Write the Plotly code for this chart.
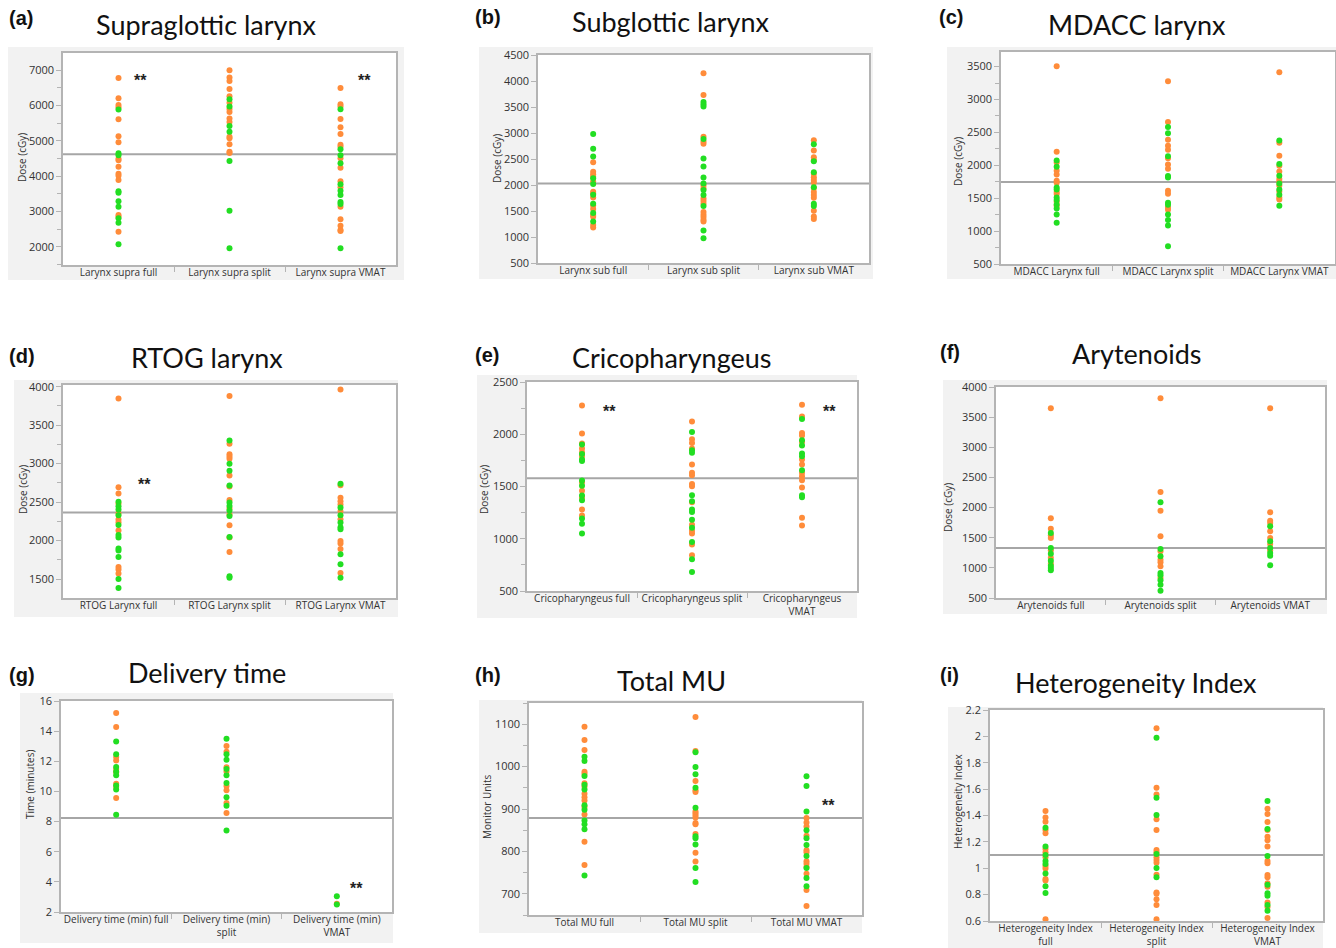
import plotly.graph_objects as go

W, H = 1336, 948
ORANGE = "#FF8C3A"
GREEN = "#22DE22"

# ---------------- data ----------------
a_cats = ["Larynx supra full", "Larynx supra split", "Larynx supra VMAT"]
a_orange = [
    [6783, 6206, 6017, 5951, 5610, 5129, 4958, 4495, 4448, 4268, 4070, 4013, 3890, 2898, 2850, 2425],
    [7000, 6792, 6698, 6471, 6263, 6083, 5904, 5819, 5630, 5535, 5119, 5072, 4902, 4694, 4656],
    [6499, 6036, 5970, 5620, 5384, 5195, 4892, 4835, 4505, 4240, 3853, 3682, 3134, 2775, 2596, 2473, 2444],
]
a_green = [
    [5885, 4647, 4590, 3569, 3531, 3285, 3134, 2803, 2680, 2066],
    [6178, 5970, 5422, 5261, 4429, 3021, 1953],
    [5894, 4760, 4590, 4363, 3767, 3588, 3465, 3266, 3210, 1953],
]
a_mean = 4620

b_cats = ["Larynx sub full", "Larynx sub split", "Larynx sub VMAT"]
b_orange = [
    [2439, 2254, 2209, 2158, 2068, 1870, 1838, 1761, 1607, 1537, 1422, 1390, 1230, 1185],
    [4148, 3732, 2926, 2836, 2791, 1991, 1934, 1742, 1690, 1639, 1479, 1428, 1383, 1332, 1300],
    [2862, 2663, 2535, 2478, 2215, 2151, 2094, 2049, 1940, 1863, 1806, 1754, 1505, 1396, 1345],
]
b_green = [
    [2983, 2695, 2548, 2132, 2017, 1812, 1639, 1460, 1300],
    [3598, 3553, 3508, 2887, 2510, 2356, 2145, 2030, 1902, 1806, 1594, 1127, 974],
    [2785, 2458, 2247, 1959, 1639, 1594],
]
b_mean = 2030

c_cats = ["MDACC Larynx full", "MDACC Larynx split", "MDACC Larynx VMAT"]
c_orange = [
    [3505, 2205, 2043, 1917, 1861, 1765, 1734, 1593, 1562, 1446, 1385],
    [3277, 2660, 2387, 2296, 2235, 2109, 2013, 1947, 1613, 1567, 1360, 1325],
    [3414, 2341, 2144, 1992, 1906, 1790, 1755, 1694, 1603, 1512, 1481],
]
c_green = [
    [2073, 1977, 1664, 1633, 1512, 1471, 1406, 1345, 1254, 1127],
    [2584, 2488, 2139, 1836, 1815, 1431, 1401, 1254, 1168, 1087, 768],
    [2377, 2018, 1841, 1724, 1633, 1552, 1385],
]
c_mean = 1745

d_cats = ["RTOG Larynx full", "RTOG Larynx split", "RTOG Larynx VMAT"]
d_orange = [
    [3848, 2694, 2611, 2481, 2355, 2273, 2238, 2129, 1656, 1622, 1571],
    [3878, 3258, 3123, 3093, 3063, 2845, 2702, 2528, 2416, 2338, 2199, 2038, 1852],
    [3965, 2720, 2555, 2511, 2468, 2385, 2277, 1995, 1960, 1891, 1578],
]
d_green = [
    [2503, 2446, 2403, 2329, 2203, 2073, 2038, 1895, 1869, 1786, 1500, 1383],
    [3301, 2997, 2906, 2715, 2494, 2450, 2390, 2320, 2047, 1535, 1517],
    [2737, 2429, 2329, 2234, 2173, 2147, 1821, 1691, 1517],
]
d_mean = 2365

e_cats = ["Cricopharyngeus full", "Cricopharyngeus split", "Cricopharyngeus<br>VMAT"]
e_orange = [
    [2274, 2006, 1911, 1863, 1828, 1790, 1541, 1459, 1392, 1280, 1223],
    [2121, 1952, 1917, 1863, 1710, 1631, 1608, 1525, 1503, 1350, 1134, 1076, 1051, 946, 841],
    [2283, 2169, 2013, 1987, 1927, 1758, 1710, 1631, 1599, 1561, 1490, 1201, 1127],
]
e_green = [
    [1901, 1812, 1758, 1745, 1557, 1506, 1414, 1369, 1194, 1143, 1051],
    [2022, 1847, 1822, 1417, 1360, 1280, 1255, 1182, 1105, 968, 803, 682],
    [2146, 1943, 1892, 1815, 1790, 1656, 1417, 1398],
]
e_mean = 1580

f_cats = ["Arytenoids full", "Arytenoids split", "Arytenoids VMAT"]
f_orange = [
    [3646, 1822, 1650, 1540, 1495, 1291, 1169, 1070],
    [3812, 2258, 1949, 1523, 1274, 1136, 1092, 1025, 832],
    [3646, 1921, 1783, 1744, 1606, 1495, 1396, 1291],
]
f_green = [
    [1578, 1330, 1235, 1119, 1036, 998, 959],
    [2087, 1313, 1191, 915, 876, 793, 721, 622],
    [1689, 1440, 1330, 1247, 1202, 1042],
]
f_mean = 1330

g_cats = ["Delivery time (min) full", "Delivery time (min)<br>split", "Delivery time (min)<br>VMAT"]
g_orange = [
    [15.2, 14.27, 12.28, 12.06, 11.49, 11.27, 10.51, 10.29, 9.56],
    [13.01, 12.64, 11.6, 11.33, 10.36, 10.07, 9.23, 8.57],
    [2.55],
]
g_green = [
    [13.32, 12.46, 11.62, 11.33, 11.07, 10.40, 10.12, 8.46],
    [13.5, 12.46, 12.11, 11.49, 11.07, 10.56, 9.61, 9.05, 7.4],
    [3.04, 2.49],
]
g_mean = 8.24

h_cats = ["Total MU full", "Total MU split", "Total MU VMAT"]
h_orange = [
    [1094, 1063, 1039, 988, 983, 961, 953, 936, 928, 920, 905, 887, 823, 768],
    [1117, 1037, 966, 944, 940, 894, 890, 885, 880, 867, 864, 841, 797, 776],
    [879, 868, 859, 837, 803, 798, 777, 771, 763, 747, 709, 671],
]
h_green = [
    [1023, 1013, 978, 957, 946, 909, 898, 873, 864, 852, 743],
    [1034, 999, 982, 950, 903, 836, 831, 816, 761, 728],
    [977, 954, 894, 850, 831, 815, 789, 761, 737, 718],
]
h_mean = 879

i_cats = ["Heterogeneity Index<br>full", "Heterogeneity Index<br>split", "Heterogeneity Index<br>VMAT"]
i_orange = [
    [1.434, 1.384, 1.353, 1.290, 1.265, 1.146, 1.121, 1.083, 1.017, 0.999, 0.918, 0.908, 0.613],
    [2.061, 1.611, 1.560, 1.371, 1.290, 1.138, 1.121, 1.083, 1.063, 1.042, 0.951, 0.817, 0.807, 0.764, 0.721, 0.613],
    [1.452, 1.411, 1.351, 1.290, 1.239, 1.212, 1.164, 1.055, 1.037, 0.949, 0.931, 0.886, 0.860, 0.741, 0.706, 0.623],
]
i_green = [
    [1.308, 1.164, 1.100, 1.055, 1.032, 0.961, 0.863, 0.812],
    [1.990, 1.535, 1.404, 1.108, 1.002, 0.931],
    [1.510, 1.298, 1.093, 0.875, 0.810, 0.792, 0.721, 0.678],
]
i_mean = 1.10

titles = ["Supraglottic larynx", "Subglottic larynx", "MDACC larynx", "RTOG larynx",
          "Cricopharyngeus", "Arytenoids", "Delivery time", "Total MU", "Heterogeneity Index"]
letters = ["(a)", "(b)", "(c)", "(d)", "(e)", "(f)", "(g)", "(h)", "(i)"]
ytitles = ["Dose (cGy)"] * 6 + ["Time (minutes)", "Monitor Units", "Heterogeneity Index"]

# significance markers: (panel index, category position, value)
stars = [(0, 0.2, 6830), (0, 2.22, 6830), (3, 0.23, 2785), (4, 0.25, 2255), (4, 2.25, 2255),
         (6, 2.18, 3.81), (7, 2.2, 917)]

panels = [
    (a_cats, a_orange, a_green, a_mean),
    (b_cats, b_orange, b_green, b_mean),
    (c_cats, c_orange, c_green, c_mean),
    (d_cats, d_orange, d_green, d_mean),
    (e_cats, e_orange, e_green, e_mean),
    (f_cats, f_orange, f_green, f_mean),
    (g_cats, g_orange, g_green, g_mean),
    (h_cats, h_orange, h_green, h_mean),
    (i_cats, i_orange, i_green, i_mean),
]

# ---------------- layout geometry (pixels) ----------------
# gray box, plot box, y range, dtick, minor dtick, title centre, letter position, y-title centre
geo = [
    ((8, 47, 404, 280), (63, 53, 396, 265), [1480, 7490], 1000, 500, (207, 25), (7, 18), (22, 158)),
    ((479, 47, 873, 279), (538, 55, 869, 263), [500, 4500], 500, None, (671, 21), (473, 17), (497, 158)),
    ((947, 47, 1336, 279), (1001, 52, 1335, 264), [500, 3722], 500, 250, (1137, 25), (937, 17), (958, 162)),
    ((14, 380, 398, 617), (63, 385, 396, 598), [1253, 4022], 500, 250, (207, 358), (7, 356), (23, 490)),
    ((477, 375, 857, 618), (527, 382, 857, 591), [500, 2500], 500, 250, (671, 357), (473, 355), (484, 490)),
    ((943, 380, 1327, 614), (996, 387, 1325, 598), [500, 4000], 500, None, (1137, 353), (938, 352), (948, 508)),
    ((20, 693, 393, 943), (61, 701, 392, 912), [2, 16], 2, None, (207, 672), (7, 675), (30, 785)),
    ((479, 700, 862, 933), (529, 703, 862, 915), [650, 1150], 100, 50, (671, 680), (473, 675), (487, 807)),
    ((948, 707, 1323, 948), (990, 710, 1323, 921), [0.6, 2.2], 0.2, None, (1136, 682), (938, 675), (958, 802)),
]

def px(x):
    return x / W

def py(y):
    return 1 - y / H

fig = go.Figure()
layout = dict(
    width=W, height=H, margin=dict(l=0, r=0, t=0, b=0, pad=0), autosize=False,
    paper_bgcolor="white", plot_bgcolor="white", showlegend=False,
    shapes=[], annotations=[],
)

AX_COL = "#b4b4b4"
TXT_COL = "#333333"
TICK_FONT = dict(family="Open Sans", size=11, color=TXT_COL)

for k, ((cats, oranges, greens, mean), g) in enumerate(zip(panels, geo)):
    gray, plot, yr, dtick, mdtick, tpos, lpos, ytpos = g
    n = "" if k == 0 else str(k + 1)
    xa, ya = "x" + n, "y" + n
    for vals, col in ((oranges, ORANGE), (greens, GREEN)):
        xs, ys = [], []
        for ci, arr in enumerate(vals):
            xs += [ci] * len(arr)
            ys += arr
        fig.add_trace(go.Scatter(x=xs, y=ys, mode="markers", xaxis=xa, yaxis=ya,
                                 marker=dict(color=col, size=6, line=dict(width=0)),
                                 hoverinfo="y"))
    layout["xaxis" + n] = dict(
        domain=[px(plot[0]), px(plot[2])], anchor=ya, range=[-0.5, 2.5], automargin=False,
        tickmode="array", tickvals=[0, 1, 2], ticktext=cats, ticks="", ticklen=0,
        ticklabelstandoff=-3,
        tickfont=dict(family="Open Sans", size=10, color=TXT_COL),
        showline=True, mirror=True, linecolor=AX_COL, linewidth=1.5,
        showgrid=False, zeroline=False, fixedrange=True,
        minor=dict(tickmode="array", tickvals=[0.5, 1.5], ticks="outside",
                   ticklen=5, tickcolor=AX_COL, tickwidth=1, showgrid=False),
    )
    yd = dict(
        domain=[py(plot[3]), py(plot[1])], anchor=xa, range=yr, automargin=False,
        tickmode="linear", tick0=0, dtick=dtick, ticks="outside", ticklen=5,
        tickcolor=AX_COL, tickfont=TICK_FONT,
        showline=True, mirror=True, linecolor=AX_COL, linewidth=1.5,
        showgrid=False, zeroline=False, fixedrange=True,
    )
    if mdtick:
        yd["minor"] = dict(dtick=mdtick, ticks="outside", ticklen=4, tickcolor=AX_COL, showgrid=False)
    layout["yaxis" + n] = yd
    # gray panel backdrop
    layout["shapes"].append(dict(type="rect", xref="paper", yref="paper", layer="below",
                                 x0=px(gray[0]), x1=px(gray[2]), y0=py(gray[3]), y1=py(gray[1]),
                                 fillcolor="#f2f2f2", line=dict(width=0)))
    # white plotting area
    layout["shapes"].append(dict(type="rect", xref=xa + " domain", yref=ya + " domain", layer="below",
                                 x0=0, x1=1, y0=0, y1=1, fillcolor="white", line=dict(width=0)))
    # mean line
    layout["shapes"].append(dict(type="line", xref=xa + " domain", yref=ya, x0=0, x1=1, layer="below",
                                 y0=mean, y1=mean, line=dict(color="#a6a6a6", width=2)))
    # title, letter, y-axis title
    layout["annotations"].append(dict(text=titles[k], xref="paper", yref="paper",
                                      x=px(tpos[0]), y=py(tpos[1]), xanchor="center", yanchor="middle",
                                      showarrow=False, font=dict(family="Lato", size=27, color="#111111")))
    layout["annotations"].append(dict(text="<b>" + letters[k] + "</b>", xref="paper", yref="paper",
                                      x=px(lpos[0]), y=py(lpos[1]), xanchor="left", yanchor="middle",
                                      showarrow=False, font=dict(family="Liberation Sans", size=20, color="#111111")))
    layout["annotations"].append(dict(text=ytitles[k], xref="paper", yref="paper", textangle=-90,
                                      x=px(ytpos[0]), y=py(ytpos[1]), xanchor="center", yanchor="middle",
                                      showarrow=False, font=dict(family="Open Sans", size=10, color=TXT_COL)))

for (k, xv, yv) in stars:
    n = "" if k == 0 else str(k + 1)
    layout["annotations"].append(dict(text="<b>**</b>", xref="x" + n, yref="y" + n, x=xv, y=yv,
                                      xanchor="center", yanchor="middle", yshift=-4, showarrow=False,
                                      font=dict(family="Liberation Sans", size=16, color="#222222")))

fig.update_layout(**layout)
fig.write_html("out.html", config={"displayModeBar": False},
               post_script="document.documentElement.style.margin='0';document.body.style.margin='0';")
========================================
GIVEN EXERCISE: With the pictures left out, restate word for word every line of the data above, from the first down to the line that contains "a_mean = 4620".

CORRECT RESULT:
Write the Plotly code for this chart.
import plotly.graph_objects as go

W, H = 1336, 948
ORANGE = "#FF8C3A"
GREEN = "#22DE22"

# ---------------- data ----------------
a_cats = ["Larynx supra full", "Larynx supra split", "Larynx supra VMAT"]
a_orange = [
    [6783, 6206, 6017, 5951, 5610, 5129, 4958, 4495, 4448, 4268, 4070, 4013, 3890, 2898, 2850, 2425],
    [7000, 6792, 6698, 6471, 6263, 6083, 5904, 5819, 5630, 5535, 5119, 5072, 4902, 4694, 4656],
    [6499, 6036, 5970, 5620, 5384, 5195, 4892, 4835, 4505, 4240, 3853, 3682, 3134, 2775, 2596, 2473, 2444],
]
a_green = [
    [5885, 4647, 4590, 3569, 3531, 3285, 3134, 2803, 2680, 2066],
    [6178, 5970, 5422, 5261, 4429, 3021, 1953],
    [5894, 4760, 4590, 4363, 3767, 3588, 3465, 3266, 3210, 1953],
]
a_mean = 4620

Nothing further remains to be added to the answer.